Problem details: Exactly as written, retype the listing below, omitting the pictures.

Collected data:
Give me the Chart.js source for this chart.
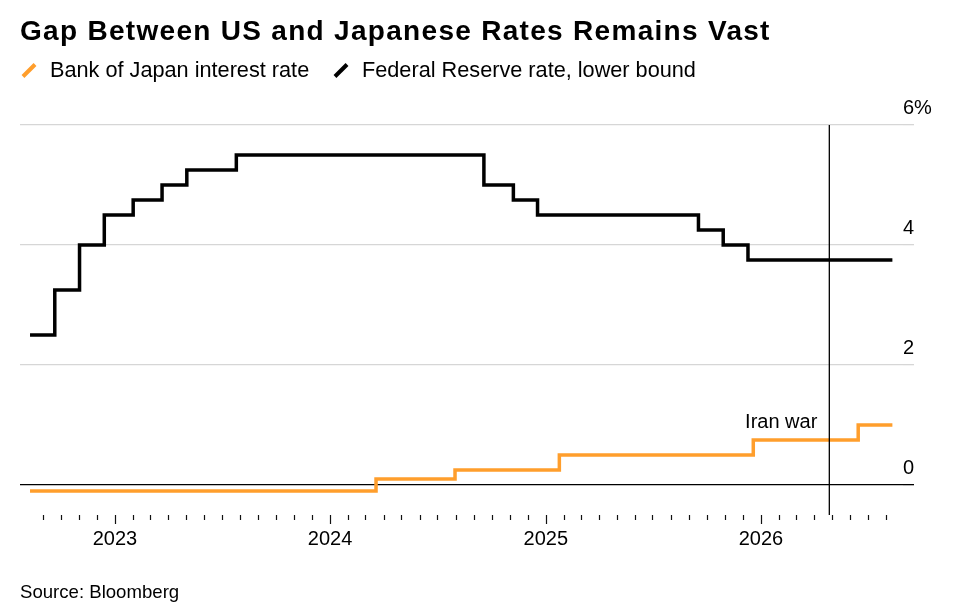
<!DOCTYPE html>
<html>
<head>
<meta charset="utf-8">
<script src="https://cdn.jsdelivr.net/npm/chart.js@4/dist/chart.umd.min.js"></script>
<style>
  body { margin: 0; background: #fff; font-family: 'Liberation Sans', Arial, sans-serif; color: #000; }
  #wrap { position: relative; width: 957px; height: 615px; overflow: hidden; }
  #chart { position: absolute; left: 0; top: 0; }
  .title { position: absolute; left: 20px; top: 14px; font-size: 28px; line-height: 34px; font-weight: bold; white-space: nowrap; letter-spacing: 1.3px; }
  .leg { position: absolute; top: 57px; font-size: 21.7px; line-height: 26px; white-space: nowrap; }
  .mark { position: absolute; width: 4px; height: 17px; transform: rotate(45deg); }
  .source { position: absolute; left: 20px; top: 581px; font-size: 18.6px; line-height: 22px; white-space: nowrap; }
</style>
</head>
<body>
<div id="wrap">
  <canvas id="chart" width="957" height="615"></canvas>
  <div class="title">Gap Between US and Japanese Rates Remains Vast</div>
  <div class="mark" style="left:27px; top:62px; background:#ff9e2c;"></div>
  <div class="leg" style="left:50px;">Bank of Japan interest rate</div>
  <div class="mark" style="left:339px; top:62px; background:#000;"></div>
  <div class="leg" style="left:362px;">Federal Reserve rate, lower bound</div>
  <div class="source">Source: Bloomberg</div>
</div>
<script>
// Fed funds (as plotted) - change dates and levels
var fedDates = ['2022-08-10', '2022-09-21', '2022-11-02', '2022-12-14', '2023-02-01', '2023-03-22', '2023-05-03', '2023-07-26',
                '2024-09-18', '2024-11-07', '2024-12-18', '2025-09-17', '2025-10-29', '2025-12-10', '2026-08-12'];
var fedRates = [2.5, 3.25, 4.0, 4.5, 4.75, 5.0, 5.25, 5.5, 5.0, 4.75, 4.5, 4.25, 4.0, 3.75, 3.75];

// Bank of Japan policy rate
var bojDates = ['2022-08-10', '2024-03-19', '2024-07-31', '2025-01-24', '2025-12-19', '2026-06-15', '2026-08-12'];
var bojRates = [-0.1, 0.1, 0.25, 0.5, 0.75, 1.0, 1.0];

// event marker
var eventDate = '2026-04-27';
var eventLabel = 'Iran war';

var xMin = '2022-07-24';
var xMax = '2026-08-30';
var xTickYears = [2023, 2024, 2025, 2026];
var monthTickFirst = [2022, 8];   // Sep 2022 (0-based month)
var monthTickLast = [2026, 7];    // Aug 2026
var yTicks = [0, 2, 4, 6];

function pts(dates, vals) {
    return dates.map(function(d, i) { return { x: Date.parse(d), y: vals[i] }; });
}

var FONT = "'Liberation Sans', Arial, sans-serif";

var monthTicks = {
    id: 'monthTicks',
    afterDraw: function(chart) {
        var xs = chart.scales.x;
        var top = chart.chartArea.bottom;
        var ctx = chart.ctx;
        ctx.save();
        ctx.strokeStyle = '#111';
        ctx.lineWidth = 1.2;
        var y = monthTickFirst[0], m = monthTickFirst[1];
        while (y < monthTickLast[0] || (y === monthTickLast[0] && m <= monthTickLast[1])) {
            var px = Math.round(xs.getPixelForValue(Date.UTC(y, m, 1))) + 0.5;
            ctx.beginPath();
            ctx.moveTo(px, top);
            ctx.lineTo(px, top + (m === 0 ? 9 : 5));
            ctx.stroke();
            m++;
            if (m > 11) { m = 0; y++; }
        }
        ctx.restore();
    }
};

var eventText = {
    id: 'eventText',
    afterDatasetsDraw: function(chart) {
        var ctx = chart.ctx;
        var px = chart.scales.x.getPixelForValue(Date.parse(eventDate));
        var py = chart.scales.y.getPixelForValue(0.955);
        ctx.save();
        ctx.font = '20px ' + FONT;
        ctx.fillStyle = '#000';
        ctx.textAlign = 'right';
        ctx.textBaseline = 'alphabetic';
        ctx.fillText(eventLabel, px - 12, py);
        ctx.restore();
    }
};

var ctx = document.getElementById('chart').getContext('2d');
var chart = new Chart(ctx, {
    type: 'line',
    data: {
        datasets: [{
            label: 'event',
            data: [{ x: Date.parse(eventDate), y: 6 }, { x: Date.parse(eventDate), y: -0.5 }],
            borderColor: '#000',
            borderWidth: 1.3,
            pointRadius: 0
        }, {
            label: 'Federal Reserve rate, lower bound',
            data: pts(fedDates, fedRates),
            borderColor: '#000',
            borderWidth: 3.5,
            stepped: true,
            pointRadius: 0,
            borderJoinStyle: 'miter'
        }, {
            label: 'Bank of Japan interest rate',
            data: pts(bojDates, bojRates),
            borderColor: '#ff9e2c',
            borderWidth: 3.5,
            stepped: true,
            pointRadius: 0,
            borderJoinStyle: 'miter'
        }]
    },
    options: {
        responsive: false,
        animation: false,
        layout: { padding: { left: 20, top: 125, right: 0, bottom: 0 } },
        plugins: {
            legend: { display: false },
            tooltip: { enabled: false }
        },
        scales: {
            x: {
                type: 'linear',
                min: Date.parse(xMin),
                max: Date.parse(xMax),
                afterBuildTicks: function(scale) {
                    scale.ticks = xTickYears.map(function(yr) { return { value: Date.UTC(yr, 0, 1) }; });
                },
                afterFit: function(scale) { scale.height = 100; },
                border: { display: false },
                grid: { drawOnChartArea: false, drawTicks: false },
                ticks: {
                    autoSkip: false,
                    maxRotation: 0,
                    padding: 12,
                    color: '#000',
                    font: { family: FONT, size: 20 },
                    callback: function(v) { return new Date(v).getUTCFullYear(); }
                }
            },
            y: {
                position: 'right',
                min: -0.5,
                max: 6,
                afterBuildTicks: function(scale) {
                    scale.ticks = yTicks.map(function(v) { return { value: v }; });
                },
                afterFit: function(scale) { scale.width = 54; },
                border: { display: false },
                grid: {
                    drawTicks: true,
                    tickLength: 11,
                    color: function(c) { return c.tick && c.tick.value === 0 ? '#000' : '#d6d6d6'; },
                    lineWidth: 1.3
                },
                ticks: {
                    padding: -11,
                    labelOffset: -17,
                    color: '#000',
                    font: { family: FONT, size: 20 },
                    callback: function(v) { return v === 6 ? v + '%' : v; }
                }
            }
        }
    },
    plugins: [monthTicks, eventText]
});
</script>
</body>
</html>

Output of the exercise:
Give me the Chart.js source for this chart.
<!DOCTYPE html>
<html>
<head>
<meta charset="utf-8">
<script src="https://cdn.jsdelivr.net/npm/chart.js@4/dist/chart.umd.min.js"></script>
<style>
  body { margin: 0; background: #fff; font-family: 'Liberation Sans', Arial, sans-serif; color: #000; }
  #wrap { position: relative; width: 957px; height: 615px; overflow: hidden; }
  #chart { position: absolute; left: 0; top: 0; }
  .title { position: absolute; left: 20px; top: 14px; font-size: 28px; line-height: 34px; font-weight: bold; white-space: nowrap; letter-spacing: 1.3px; }
  .leg { position: absolute; top: 57px; font-size: 21.7px; line-height: 26px; white-space: nowrap; }
  .mark { position: absolute; width: 4px; height: 17px; transform: rotate(45deg); }
  .source { position: absolute; left: 20px; top: 581px; font-size: 18.6px; line-height: 22px; white-space: nowrap; }
</style>
</head>
<body>
<div id="wrap">
  <canvas id="chart" width="957" height="615"></canvas>
  <div class="title">Gap Between US and Japanese Rates Remains Vast</div>
  <div class="mark" style="left:27px; top:62px; background:#ff9e2c;"></div>
  <div class="leg" style="left:50px;">Bank of Japan interest rate</div>
  <div class="mark" style="left:339px; top:62px; background:#000;"></div>
  <div class="leg" style="left:362px;">Federal Reserve rate, lower bound</div>
  <div class="source">Source: Bloomberg</div>
</div>
<script>
// Fed funds (as plotted) - change dates and levels
var fedDates = ['2022-08-10', '2022-09-21', '2022-11-02', '2022-12-14', '2023-02-01', '2023-03-22', '2023-05-03', '2023-07-26',
                '2024-09-18', '2024-11-07', '2024-12-18', '2025-09-17', '2025-10-29', '2025-12-10', '2026-08-12'];
var fedRates = [2.5, 3.25, 4.0, 4.5, 4.75, 5.0, 5.25, 5.5, 5.0, 4.75, 4.5, 4.25, 4.0, 3.75, 3.75];

// Bank of Japan policy rate
var bojDates = ['2022-08-10', '2024-03-19', '2024-07-31', '2025-01-24', '2025-12-19', '2026-06-15', '2026-08-12'];
var bojRates = [-0.1, 0.1, 0.25, 0.5, 0.75, 1.0, 1.0];

// event marker
var eventDate = '2026-04-27';
var eventLabel = 'Iran war';

var xMin = '2022-07-24';
var xMax = '2026-08-30';
var xTickYears = [2023, 2024, 2025, 2026];
var monthTickFirst = [2022, 8];   // Sep 2022 (0-based month)
var monthTickLast = [2026, 7];    // Aug 2026
var yTicks = [0, 2, 4, 6];

function pts(dates, vals) {
    return dates.map(function(d, i) { return { x: Date.parse(d), y: vals[i] }; });
}

var FONT = "'Liberation Sans', Arial, sans-serif";

var monthTicks = {
    id: 'monthTicks',
    afterDraw: function(chart) {
        var xs = chart.scales.x;
        var top = chart.chartArea.bottom;
        var ctx = chart.ctx;
        ctx.save();
        ctx.strokeStyle = '#111';
        ctx.lineWidth = 1.2;
        var y = monthTickFirst[0], m = monthTickFirst[1];
        while (y < monthTickLast[0] || (y === monthTickLast[0] && m <= monthTickLast[1])) {
            var px = Math.round(xs.getPixelForValue(Date.UTC(y, m, 1))) + 0.5;
            ctx.beginPath();
            ctx.moveTo(px, top);
            ctx.lineTo(px, top + (m === 0 ? 9 : 5));
            ctx.stroke();
            m++;
            if (m > 11) { m = 0; y++; }
        }
        ctx.restore();
    }
};

var eventText = {
    id: 'eventText',
    afterDatasetsDraw: function(chart) {
        var ctx = chart.ctx;
        var px = chart.scales.x.getPixelForValue(Date.parse(eventDate));
        var py = chart.scales.y.getPixelForValue(0.955);
        ctx.save();
        ctx.font = '20px ' + FONT;
        ctx.fillStyle = '#000';
        ctx.textAlign = 'right';
        ctx.textBaseline = 'alphabetic';
        ctx.fillText(eventLabel, px - 12, py);
        ctx.restore();
    }
};

var ctx = document.getElementById('chart').getContext('2d');
var chart = new Chart(ctx, {
    type: 'line',
    data: {
        datasets: [{
            label: 'event',
            data: [{ x: Date.parse(eventDate), y: 6 }, { x: Date.parse(eventDate), y: -0.5 }],
            borderColor: '#000',
            borderWidth: 1.3,
            pointRadius: 0
        }, {
            label: 'Federal Reserve rate, lower bound',
            data: pts(fedDates, fedRates),
            borderColor: '#000',
            borderWidth: 3.5,
            stepped: true,
            pointRadius: 0,
            borderJoinStyle: 'miter'
        }, {
            label: 'Bank of Japan interest rate',
            data: pts(bojDates, bojRates),
            borderColor: '#ff9e2c',
            borderWidth: 3.5,
            stepped: true,
            pointRadius: 0,
            borderJoinStyle: 'miter'
        }]
    },
    options: {
        responsive: false,
        animation: false,
        layout: { padding: { left: 20, top: 125, right: 0, bottom: 0 } },
        plugins: {
            legend: { display: false },
            tooltip: { enabled: false }
        },
        scales: {
            x: {
                type: 'linear',
                min: Date.parse(xMin),
                max: Date.parse(xMax),
                afterBuildTicks: function(scale) {
                    scale.ticks = xTickYears.map(function(yr) { return { value: Date.UTC(yr, 0, 1) }; });
                },
                afterFit: function(scale) { scale.height = 100; },
                border: { display: false },
                grid: { drawOnChartArea: false, drawTicks: false },
                ticks: {
                    autoSkip: false,
                    maxRotation: 0,
                    padding: 12,
                    color: '#000',
                    font: { family: FONT, size: 20 },
                    callback: function(v) { return new Date(v).getUTCFullYear(); }
                }
            },
            y: {
                position: 'right',
                min: -0.5,
                max: 6,
                afterBuildTicks: function(scale) {
                    scale.ticks = yTicks.map(function(v) { return { value: v }; });
                },
                afterFit: function(scale) { scale.width = 54; },
                border: { display: false },
                grid: {
                    drawTicks: true,
                    tickLength: 11,
                    color: function(c) { return c.tick && c.tick.value === 0 ? '#000' : '#d6d6d6'; },
                    lineWidth: 1.3
                },
                ticks: {
                    padding: -11,
                    labelOffset: -17,
                    color: '#000',
                    font: { family: FONT, size: 20 },
                    callback: function(v) { return v === 6 ? v + '%' : v; }
                }
            }
        }
    },
    plugins: [monthTicks, eventText]
});
</script>
</body>
</html>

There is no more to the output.